An anticline is a type of geological fold that resembles the shape of an arch or a dome. These structures are integral in understanding Earth's geological formations. In an anticline, rock layers are typically bent upwards in a convex configuration. Here's a closer look:

• Structure: The central part of an anticline is characterized by its oldest rock layers, this means that the older rocks are positioned at the core, while younger layers are towards the outside.
• Appearance: Picture a rainbow or the arch of a bridge. The arc forms because of the compressional forces acting on the rock layers from both sides.
• Significance: Anticlines are significant in petroleum geology. They often serve as natural traps for oil and gas reserves, making them essential targets for exploration.

Due to their shape and position, anticlines play a crucial role in determining the flow of subsurface fluids, impacting both natural and economic resources.

Syncline

A syncline is the counterpart to an anticline and is formed when rock layers bend downwards to form a trough-like structure. Understanding synclines is key to grasping the symmetry in folding patterns found within the Earth's crust. Here's what defines a syncline:

• Structure: Unlike anticlines, synclines have their youngest rock layers at the center or core. This inversion of the rock layer ages is crucial for geological mapping and resource evaluation.
• Formation: Synclines generally form in response to similar compressive forces that create anticlines. They manifest as a downward bend in the rock strata, creating a U-shaped profile.
• Visuals: Imagine a bowl or a valley; the sides dip towards the center, illustrating the concept of a syncline.

Synclines are important for understanding sedimentary basin development and provide insights into the past geological history of an area.

Folding in Geology

Folding refers to the bending of rock layers due to tectonic forces. These forces can result in a variety of fold shapes, ranging from open, gentle waves to tight, complex curves. Here's how folding operates:

• Mechanism: Folding occurs when layers of sedimentary rock undergo pressure, often horizontal directed, due to tectonic plate movements. This stress causes the rock strata to warp and fold rather than fracture.
• Types of Folds: Besides anticlines and synclines, there are monoclines and recumbent folds. Each has a distinct shape and formation process, influenced by the intensity and direction of stress.
• Impact: Folded structures can significantly impact landscapes, creating mountains, valleys, and other geological features. They also play a role in the structural geology of regions, affecting seismic activity and natural resource distribution.

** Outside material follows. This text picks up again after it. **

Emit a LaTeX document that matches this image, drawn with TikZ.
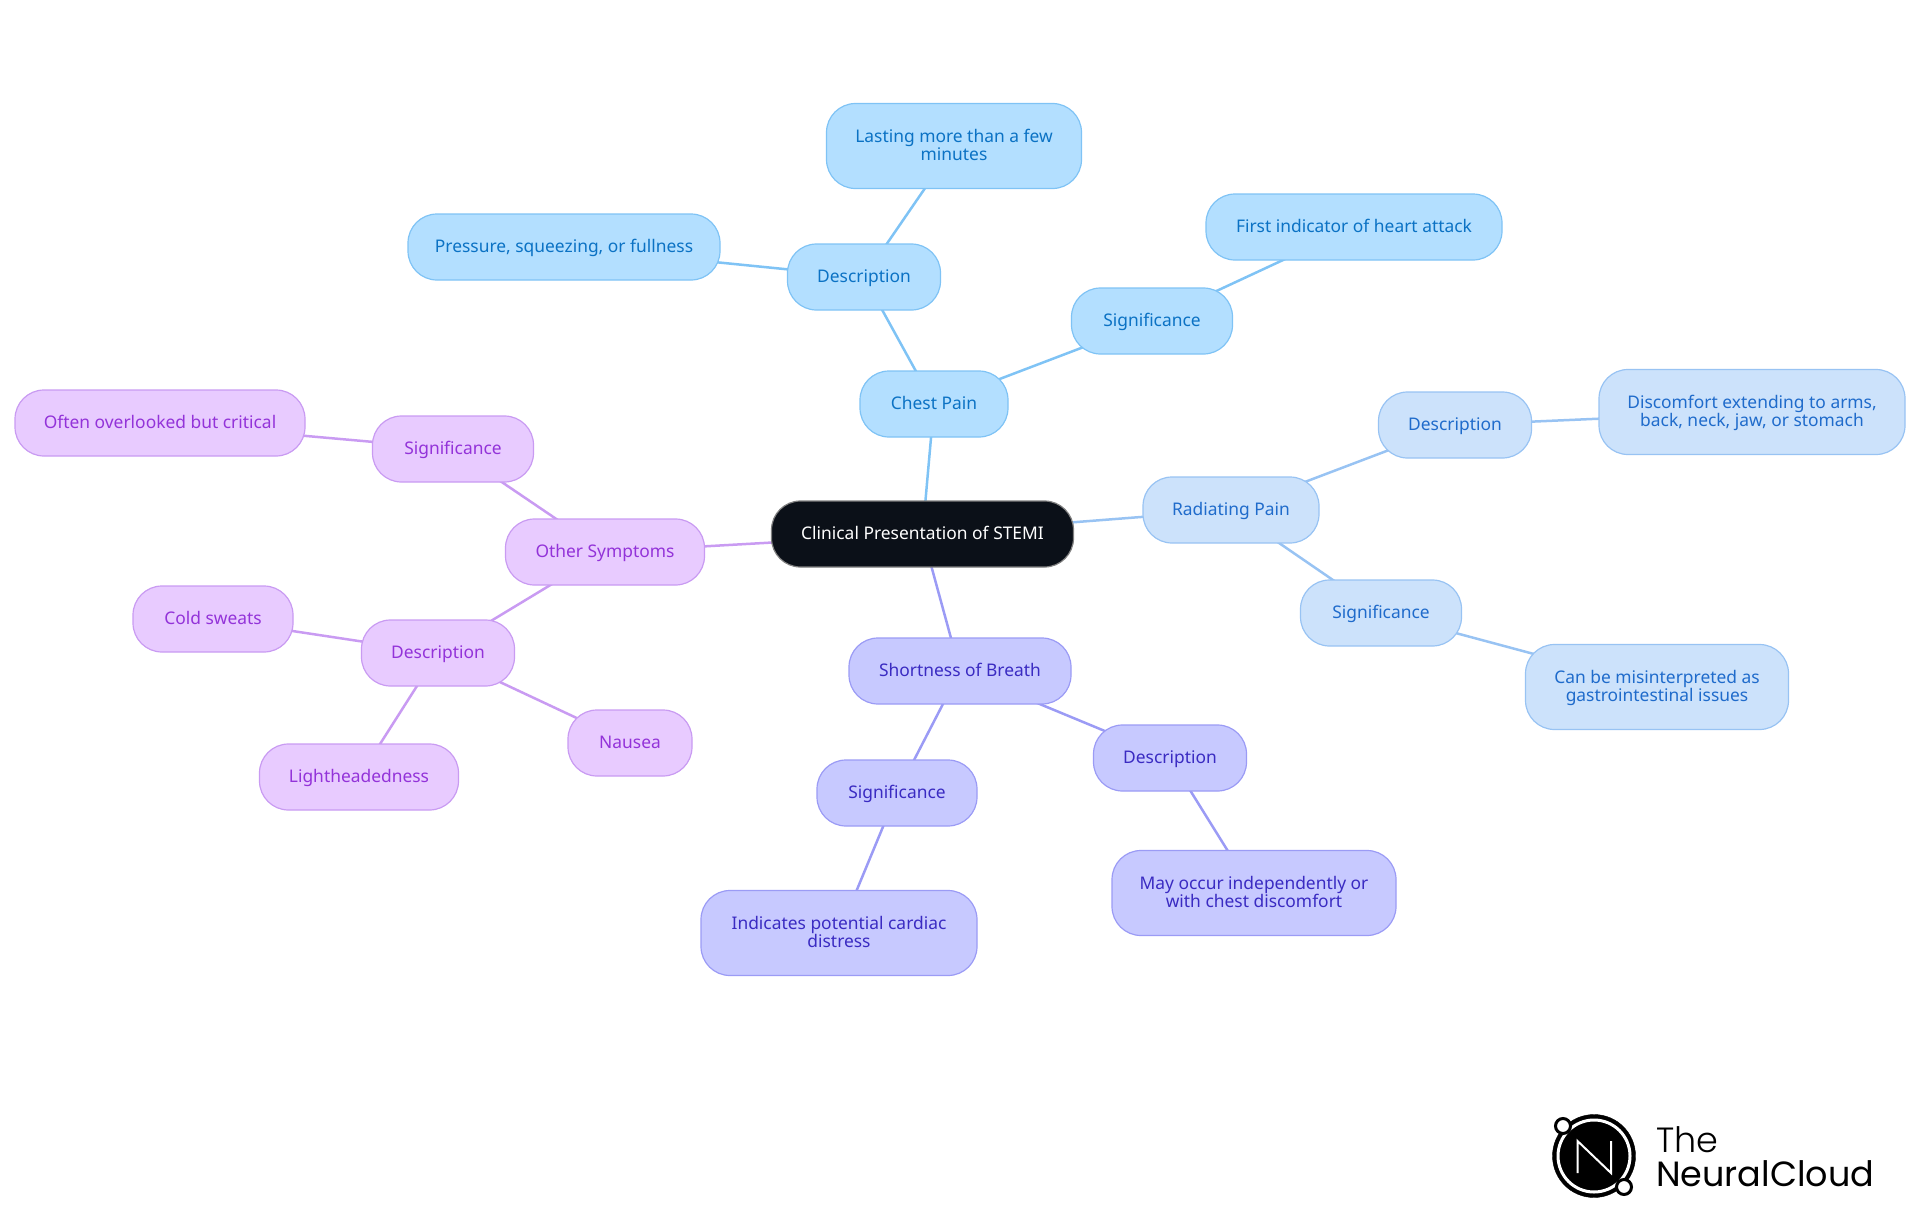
\documentclass[tikz,border=0pt]{standalone}
\usepackage{fontspec}
\setmainfont{Noto Sans}
\newfontfamily\logofont{Poppins}
\newfontfamily\logolight{Poppins Light}
\usetikzlibrary{backgrounds}
\definecolor{chestfill}{HTML}{B3DFFF}
\definecolor{chestline}{HTML}{7FC3F5}
\definecolor{chesttext}{HTML}{0B72C4}
\definecolor{radfill}{HTML}{CCE2FB}
\definecolor{radline}{HTML}{98C3F3}
\definecolor{radtext}{HTML}{1F6BCB}
\definecolor{breathfill}{HTML}{C7C9FF}
\definecolor{breathline}{HTML}{9B9BF5}
\definecolor{breathtext}{HTML}{3A2BC2}
\definecolor{otherfill}{HTML}{E8CBFF}
\definecolor{otherline}{HTML}{C99BF2}
\definecolor{othertext}{HTML}{9333D9}
\definecolor{rootfill}{HTML}{0B1018}
\begin{document}
\begin{tikzpicture}[x=1pt,y=-1pt]
	\tikzset{mapbox/.style={rounded corners=29pt,line width=1.2pt,minimum height=66pt,inner sep=0pt,align=center,font=\fontsize{17.4}{18.6}\selectfont},
		onebox/.style={text height=14.2pt,text depth=2.8pt},
		chestbox/.style={mapbox,draw=chestline,fill=chestfill,text=chesttext},
		radbox/.style={mapbox,draw=radline,fill=radfill,text=radtext},
		breathbox/.style={mapbox,draw=breathline,fill=breathfill,text=breathtext},
		otherbox/.style={mapbox,draw=otherline,fill=otherfill,text=othertext},
		tall/.style={minimum height=85pt,text depth=2.5pt}}
	\useasboundingbox (0,0) rectangle (1920,1215);
	\node[mapbox,onebox,draw=gray,fill=rootfill,text=white,minimum width=302pt] (root) at (922.5,534) {Clinical Presentation of STEMI};

	\node[chestbox,onebox,minimum width=148pt] (chest) at (934,404) {Chest Pain};
	\node[chestbox,onebox,minimum width=153pt] (chestdesc) at (864,277) {Description};
	\node[chestbox,tall,minimum width=255pt] (lasting) at (954,146) {Lasting more than a few\\minutes};
	\node[chestbox,onebox,minimum width=312pt] (pressure) at (564,247) {Pressure, squeezing, or fullness};
	\node[chestbox,onebox,minimum width=161pt] (chestsig) at (1152,321) {Significance};
	\node[chestbox,onebox,minimum width=296pt] (first) at (1354,227) {First indicator of heart attack};

	\node[radbox,onebox,minimum width=176pt] (rad) at (1231,510) {Radiating Pain};
	\node[radbox,onebox,minimum width=153pt] (raddesc) at (1455,425) {Description};
	\node[radbox,tall,minimum width=306pt] (discomfort) at (1752,412) {Discomfort extending to arms,\\back, neck, jaw, or stomach};
	\node[radbox,onebox,minimum width=161pt] (radsig) at (1381,613) {Significance};
	\node[radbox,tall,minimum width=263pt] (misread) at (1657,687) {Can be misinterpreted as\\gastrointestinal issues};

	\node[breathbox,onebox,minimum width=222pt] (breath) at (960,671) {Shortness of Breath};
	\node[breathbox,onebox,minimum width=153pt] (breathdesc) at (1170,758) {Description};
	\node[breathbox,tall,minimum width=284pt] (mayoccur) at (1254,893) {May occur independently or\\with chest discomfort};
	\node[breathbox,onebox,minimum width=160pt] (breathsig) at (897,793) {Significance};
	\node[breathbox,tall,minimum width=276pt] (distress) at (839,933) {Indicates potential cardiac\\distress};

	\node[otherbox,onebox,minimum width=199pt] (other) at (605,552) {Other Symptoms};
	\node[otherbox,onebox,minimum width=161pt] (othersig) at (453,449) {Significance};
	\node[otherbox,onebox,minimum width=290pt] (often) at (160,423) {Often overlooked but critical};
	\node[otherbox,onebox,minimum width=153pt] (otherdesc) at (438,653) {Description};
	\node[otherbox,onebox,minimum width=160pt] (cold) at (213,619) {Cold sweats};
	\node[otherbox,onebox,minimum width=199pt] (light) at (359,777) {Lightheadedness};
	\node[otherbox,onebox,minimum width=124pt] (nausea) at (630,743) {Nausea};

	\begin{scope}[on background layer]
		\foreach \from/\to/\col in {root/chest/chestline,chest/chestdesc/chestline,chestdesc/lasting/chestline,chestdesc/pressure/chestline,chest/chestsig/chestline,chestsig/first/chestline,
			root/rad/radline,rad/raddesc/radline,raddesc/discomfort/radline,rad/radsig/radline,radsig/misread/radline,
			root/breath/breathline,breath/breathdesc/breathline,breathdesc/mayoccur/breathline,breath/breathsig/breathline,breathsig/distress/breathline,
			root/other/otherline,other/othersig/otherline,othersig/often/otherline,other/otherdesc/otherline,otherdesc/cold/otherline,otherdesc/light/otherline,otherdesc/nausea/otherline}
			\draw[\col,line width=2.5pt] (\from.center) -- (\to.center);
	\end{scope}

	\filldraw[black] (1594,1156) circle(41.5);
	\draw[white,line width=3pt] (1594,1156) circle(36);
	\draw[white,line width=2pt,line join=miter] (1577.5,1173)--(1577.5,1141)--(1611,1173)--(1611,1141);
	\filldraw[fill=white,draw=black,line width=3pt] (1563,1126) circle(7.5);
	\filldraw[fill=white,draw=black,line width=3pt] (1624,1187) circle(7.5);
	\node[anchor=base west,inner sep=0pt,font=\logolight\fontsize{35}{35}\selectfont] (logothe) at (1656,1152) {The};
	\node[anchor=base west,inner sep=0pt,font=\logofont\fontsize{35}{35}\selectfont] (logoname) at (1656,1186) {NeuralCloud};
\end{tikzpicture}
\end{document}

Understanding geological folding provides insights into the past events that shaped the Earth and guides exploration for resources.

Limb labeling in folds

Folds are not just arching curves or dips; they consist of parts called limbs. Properly identifying and labeling these limbs is essential in understanding the fold's characteristics. Let's break it down:

• Definition: Limbs are the flanks or sides of a fold. In both anticlines and synclines, the limbs extend from the axis, which is the line marking the peak or trough of the fold.
• Labeling: Each fold, whether anticline or syncline, has two limbs. In an anticline, they slope away from the crest, while in a syncline, they incline towards the center. These limbs can be named according to their dip direction relative to the primary axis.
• Application: Correctly labeling limbs aids geologists in determining the orientation and nature of the fold. This clarity is crucial for constructing geological cross-sections and models.

The labeling of limbs is not only a fundamental skill in geological mapping but also a significant aspect of fieldwork and research, facilitating accurate interpretation of geological history and processes.